Never use MD5 for password storage. Never. MD5 is too fast (billions of hashes per second on a GPU), unsalted MD5 is trivially reversed via rainbow tables, and even salted MD5 falls to brute force on common passwords in seconds. The correct choice for password storage is a slow, memory-hard key derivation function: bcrypt (1999), scrypt (2009), or Argon2id (the winner of the 2015 Password Hashing Competition, recommended by OWASP). These algorithms are deliberately slow and memory-intensive to make brute-force attacks expensive. SHA-256 alone is also wrong for passwords — too fast — though PBKDF2-HMAC-SHA-256 with a high iteration count is acceptable where Argon2 is unavailable.

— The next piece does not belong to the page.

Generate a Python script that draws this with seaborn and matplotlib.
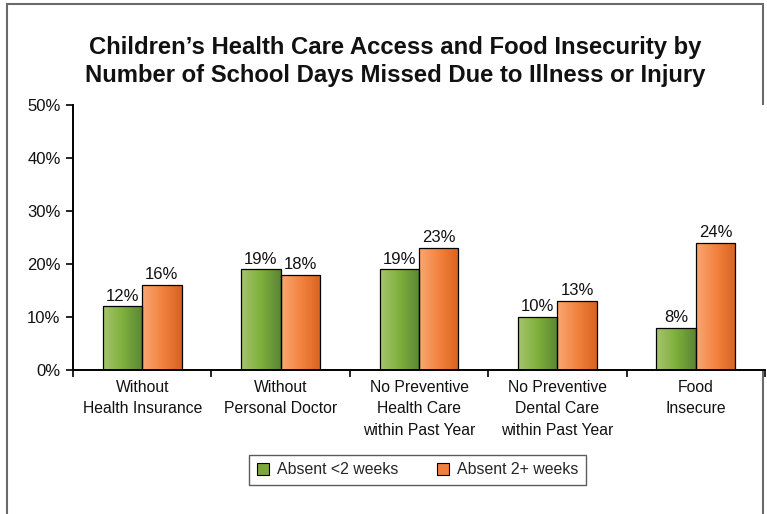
import numpy as np
import pandas as pd
import matplotlib
matplotlib.use("Agg")
import matplotlib.pyplot as plt
import seaborn as sns
from matplotlib.colors import LinearSegmentedColormap
from matplotlib.patches import Rectangle, Patch

categories = [
    "Without\nHealth Insurance",
    "Without\nPersonal Doctor",
    "No Preventive\nHealth Care\nwithin Past Year",
    "No Preventive\nDental Care\nwithin Past Year",
    "Food\nInsecure",
]
series_names = ["Absent <2 weeks", "Absent 2+ weeks"]
absent_lt2 = [12, 19, 19, 10, 8]
absent_2plus = [16, 18, 23, 13, 24]
ytick_values = [0, 10, 20, 30, 40, 50]
ytick_labels = ["0%", "10%", "20%", "30%", "40%", "50%"]

df = pd.DataFrame({
    "category": categories * 2,
    "group": [series_names[0]] * 5 + [series_names[1]] * 5,
    "value": absent_lt2 + absent_2plus,
})

sns.set_theme(style="white")
plt.rcParams["font.family"] = ["Liberation Sans", "DejaVu Sans"]

fig = plt.figure(figsize=(7.67, 5.14), dpi=100)
ax = fig.add_axes([73 / 767, 1 - 370 / 514, (765 - 73) / 767, (370 - 105) / 514])

mid_colors = ["#7ea63f", "#f0803c"]
sns.barplot(data=df, x="category", y="value", hue="group", order=categories,
            hue_order=series_names, palette=mid_colors, width=0.57, gap=0,
            edgecolor="black", linewidth=0.9, legend=False, ax=ax, errorbar=None)

gradients = [
    LinearSegmentedColormap.from_list("g", ["#a6c56e", "#7eaf3c", "#5a8534"]),
    LinearSegmentedColormap.from_list("o", ["#f9a875", "#f2833f", "#d9621f"]),
]
grad = np.linspace(0, 1, 256).reshape(1, -1)

for i, container in enumerate(ax.containers):
    for bar, val in zip(container, [absent_lt2, absent_2plus][i]):
        x0, y0 = bar.get_x(), bar.get_y()
        w, h = bar.get_width(), bar.get_height()
        img = ax.imshow(grad, cmap=gradients[i], aspect="auto",
                        extent=[x0, x0 + w, y0, y0 + h], zorder=bar.get_zorder() - 0.1)
        img.set_clip_path(bar)
        bar.set_facecolor("none")
        ax.annotate(f"{val}%", (x0 + w / 2, y0 + h), xytext=(0, 2),
                    textcoords="offset points", ha="center", va="bottom",
                    fontsize=12, color="#111111")

ax.set_xlim(-0.5, 4.5)
ax.set_ylim(0, 50)
ax.set_yticks(ytick_values)
ax.set_yticklabels(ytick_labels, fontsize=12, color="#111111")

# Category boundaries carry the tick marks; labels sit at centers.
ax.set_xticks(np.arange(-0.5, 5, 1.0))
ax.set_xticklabels([])
ax.set_xticks(np.arange(5), minor=True)
ax.set_xticklabels(categories, minor=True, fontsize=11.3, color="#111111",
                   linespacing=1.55, va="top")
ax.tick_params(axis="x", which="major", direction="out", length=5, width=1.2,
               color="black", bottom=True)
ax.tick_params(axis="x", which="minor", length=0, pad=7)
ax.tick_params(axis="y", direction="out", length=5, width=1.2, color="black",
               left=True, pad=4)

ax.set_xlabel("")
ax.set_ylabel("")
for side in ["top", "right"]:
    ax.spines[side].set_visible(False)
for side in ["left", "bottom"]:
    ax.spines[side].set_color("black")
    ax.spines[side].set_linewidth(1.4)
ax.grid(False)

handles = [Patch(facecolor=c, edgecolor="black", linewidth=0.8) for c in mid_colors]
fig.legend(handles, series_names, loc="center", bbox_to_anchor=(417.5 / 767, 1 - 470 / 514),
           ncol=2, frameon=True, fancybox=False, edgecolor="#333333", fontsize=11.4,
           columnspacing=2.4, handlelength=0.8, handleheight=0.8, handletextpad=0.5,
           borderpad=0.45)
leg = fig.legends[0]
leg.get_frame().set_linewidth(1.0)

fig.text(395 / 767, 1 - 61.5 / 514,
         "Children\u2019s Health Care Access and Food Insecurity by\n"
         "Number of School Days Missed Due to Illness or Injury",
         ha="center", va="center", fontsize=17.2, fontweight="bold",
         color="#111111", linespacing=1.28)

fig.patches.append(Rectangle((7 / 767, -0.1), (763 - 7) / 767, 1.1 - 4 / 514,
                             transform=fig.transFigure, fill=False,
                             edgecolor="#6a6a6a", linewidth=1.5, zorder=-1))

fig.savefig("out.png", dpi=100)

Never use MD5 for digital signatures, certificate fingerprints, or any system where an attacker could benefit from producing two inputs with the same hash. The Flame attack demonstrated real-world exploitation of this; do not assume your system is too obscure to be targeted.

A note on SHA-1: it is also broken (SHAttered attack, 2017, produced a real collision) and should be treated like MD5 — fine for non-adversarial checksums, never for security. Browsers stopped trusting SHA-1 certificates in 2017.

Conclusion

MD5 is cryptographically broken and has been for two decades. It survives because it is fast, simple, and good enough for non-adversarial file integrity checks where the threat model is corruption rather than tampering. SHA-256 is the modern standard: secure, widely accelerated in hardware, and the right default for every security-sensitive use. The one place neither belongs is password storage — for that, use Argon2id, bcrypt, or scrypt. If you remember one rule from this article, let it be that. The Hash Generator on this site produces MD5, SHA-1, SHA-256, and SHA-512 side by side so you can see the difference in output size, but please use the right algorithm for the right job.